SHORT TASK: Transcribe the records below exactly as they appear, omitting any pictures.

## START ITEMS

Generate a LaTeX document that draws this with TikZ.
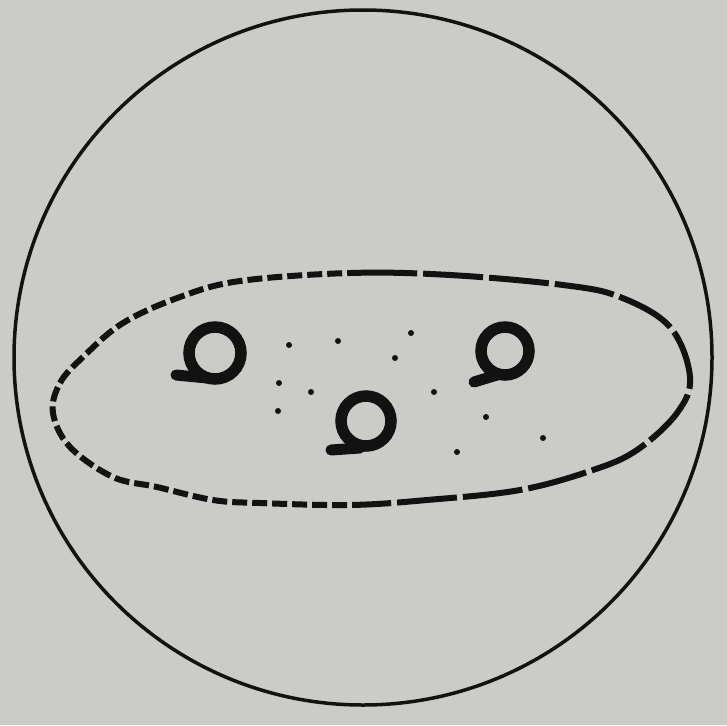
\documentclass[tikz,border=0pt]{standalone}
\usetikzlibrary{calc}
\definecolor{paper}{RGB}{203,204,199}
\definecolor{ink}{RGB}{18,18,18}
\begin{document}
\begin{tikzpicture}[x=1pt,y=-1pt,
  outline/.style={draw=ink,line width=3.5pt},
  cellwall/.style={draw=ink,line width=6pt},
  loopring/.style={draw=ink,line width=11.5pt},
  looptail/.style={draw=ink,line width=11pt,line cap=round},
  speck/.style={fill=ink,circle,inner sep=0pt,minimum size=6pt}]
\fill[paper] (0,0) rectangle (727,725);
\useasboundingbox (0,0) rectangle (727,725);
% outer circle
\draw[outline] (363,357.5) ellipse [x radius=349, y radius=347.5];
% dashed oval
\def\ovalpath{plot[smooth cycle,tension=0.6] coordinates {
 (53,413) (60,383) (83,357) (123,323) (180,297) (240,281) (350,273)
 (450,275) (563,285) (620,297) (670,327) (690,377) (677,413) (637,450)
 (593,470) (520,490) (427,500) (350,505) (260,503) (213,500) (157,487)
 (113,477) (70,447)}}
\begin{scope}
  \clip (0,0) rectangle (360,725);
  \draw[cellwall,dash pattern=on 15pt off 5pt] \ovalpath;
\end{scope}
\begin{scope}
  \clip (360,0) rectangle (727,725);
  \draw[cellwall,dash pattern=on 60pt off 6pt] \ovalpath;
\end{scope}
% three loops
\coordinate (l1) at (215,353);
\coordinate (l2) at (505,351);
\coordinate (l3) at (366,421);
\draw[loopring] (l1) circle [radius=26];
\draw[looptail] ($(l1)+(-39,22)$) -- ($(l1)+(-8,25)$);
\draw[loopring] (l2) circle [radius=24];
\draw[looptail] ($(l2)+(-31,31)$) -- ($(l2)+(-8,24)$);
\draw[loopring] (l3) circle [radius=25];
\draw[looptail] ($(l3)+(-35,29)$) -- ($(l3)+(-6,27)$);
% specks
\foreach \p [count=\i] in {(289,345),(338,341),(411,333),(395,358),(279,383),(311,392),(278,411),(434,392),(486,417),(543,438),(457,452)}
  \node[speck] (s\i) at \p {};
\end{tikzpicture}
\end{document}
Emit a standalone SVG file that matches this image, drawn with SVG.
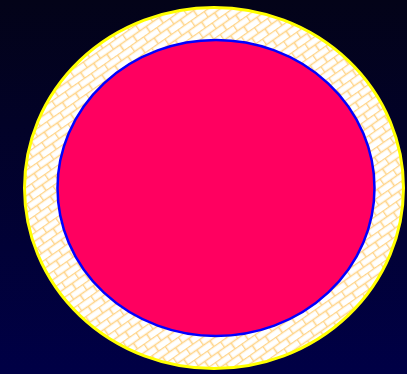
<svg xmlns="http://www.w3.org/2000/svg" width="407" height="374" viewBox="0 0 407 374">
<defs>
<linearGradient id="bg" x1="0" y1="0" x2="0" y2="1">
<stop offset="0" stop-color="#030318"/>
<stop offset="1" stop-color="#000046"/>
</linearGradient>
<pattern id="brick" width="16" height="14" patternUnits="userSpaceOnUse" patternTransform="rotate(-35)">
<rect width="16" height="14" fill="#ffffff"/>
<path d="M0 0.5H16M0 7.5H16M0.5 0.5V7.5M8.5 7.5V14.5" stroke="#ffd488" stroke-width="1.6" fill="none"/>
</pattern>
<style>
.outer{fill:url(#brick);stroke:#ffff00;stroke-width:3}
.inner{fill:#ff0060;stroke:#0000ff;stroke-width:2.5}
</style>
</defs>
<rect width="407" height="374" fill="url(#bg)"/>
<g id="outer-ring"><ellipse class="outer" cx="214" cy="188" rx="189.5" ry="180.5"/></g>
<g id="inner-disc"><ellipse class="inner" cx="216" cy="188" rx="158.5" ry="148"/></g>
</svg>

## END ITEMS

COMPLETED EXERCISE:
Generate a LaTeX document that draws this with TikZ.
\documentclass[tikz,border=0pt]{standalone}
\usetikzlibrary{calc}
\definecolor{paper}{RGB}{203,204,199}
\definecolor{ink}{RGB}{18,18,18}
\begin{document}
\begin{tikzpicture}[x=1pt,y=-1pt,
  outline/.style={draw=ink,line width=3.5pt},
  cellwall/.style={draw=ink,line width=6pt},
  loopring/.style={draw=ink,line width=11.5pt},
  looptail/.style={draw=ink,line width=11pt,line cap=round},
  speck/.style={fill=ink,circle,inner sep=0pt,minimum size=6pt}]
\fill[paper] (0,0) rectangle (727,725);
\useasboundingbox (0,0) rectangle (727,725);
% outer circle
\draw[outline] (363,357.5) ellipse [x radius=349, y radius=347.5];
% dashed oval
\def\ovalpath{plot[smooth cycle,tension=0.6] coordinates {
 (53,413) (60,383) (83,357) (123,323) (180,297) (240,281) (350,273)
 (450,275) (563,285) (620,297) (670,327) (690,377) (677,413) (637,450)
 (593,470) (520,490) (427,500) (350,505) (260,503) (213,500) (157,487)
 (113,477) (70,447)}}
\begin{scope}
  \clip (0,0) rectangle (360,725);
  \draw[cellwall,dash pattern=on 15pt off 5pt] \ovalpath;
\end{scope}
\begin{scope}
  \clip (360,0) rectangle (727,725);
  \draw[cellwall,dash pattern=on 60pt off 6pt] \ovalpath;
\end{scope}
% three loops
\coordinate (l1) at (215,353);
\coordinate (l2) at (505,351);
\coordinate (l3) at (366,421);
\draw[loopring] (l1) circle [radius=26];
\draw[looptail] ($(l1)+(-39,22)$) -- ($(l1)+(-8,25)$);
\draw[loopring] (l2) circle [radius=24];
\draw[looptail] ($(l2)+(-31,31)$) -- ($(l2)+(-8,24)$);
\draw[loopring] (l3) circle [radius=25];
\draw[looptail] ($(l3)+(-35,29)$) -- ($(l3)+(-6,27)$);
% specks
\foreach \p [count=\i] in {(289,345),(338,341),(411,333),(395,358),(279,383),(311,392),(278,411),(434,392),(486,417),(543,438),(457,452)}
  \node[speck] (s\i) at \p {};
\end{tikzpicture}
\end{document}
Emit a standalone SVG file that matches this image, drawn with SVG.
<svg xmlns="http://www.w3.org/2000/svg" width="407" height="374" viewBox="0 0 407 374">
<defs>
<linearGradient id="bg" x1="0" y1="0" x2="0" y2="1">
<stop offset="0" stop-color="#030318"/>
<stop offset="1" stop-color="#000046"/>
</linearGradient>
<pattern id="brick" width="16" height="14" patternUnits="userSpaceOnUse" patternTransform="rotate(-35)">
<rect width="16" height="14" fill="#ffffff"/>
<path d="M0 0.5H16M0 7.5H16M0.5 0.5V7.5M8.5 7.5V14.5" stroke="#ffd488" stroke-width="1.6" fill="none"/>
</pattern>
<style>
.outer{fill:url(#brick);stroke:#ffff00;stroke-width:3}
.inner{fill:#ff0060;stroke:#0000ff;stroke-width:2.5}
</style>
</defs>
<rect width="407" height="374" fill="url(#bg)"/>
<g id="outer-ring"><ellipse class="outer" cx="214" cy="188" rx="189.5" ry="180.5"/></g>
<g id="inner-disc"><ellipse class="inner" cx="216" cy="188" rx="158.5" ry="148"/></g>
</svg>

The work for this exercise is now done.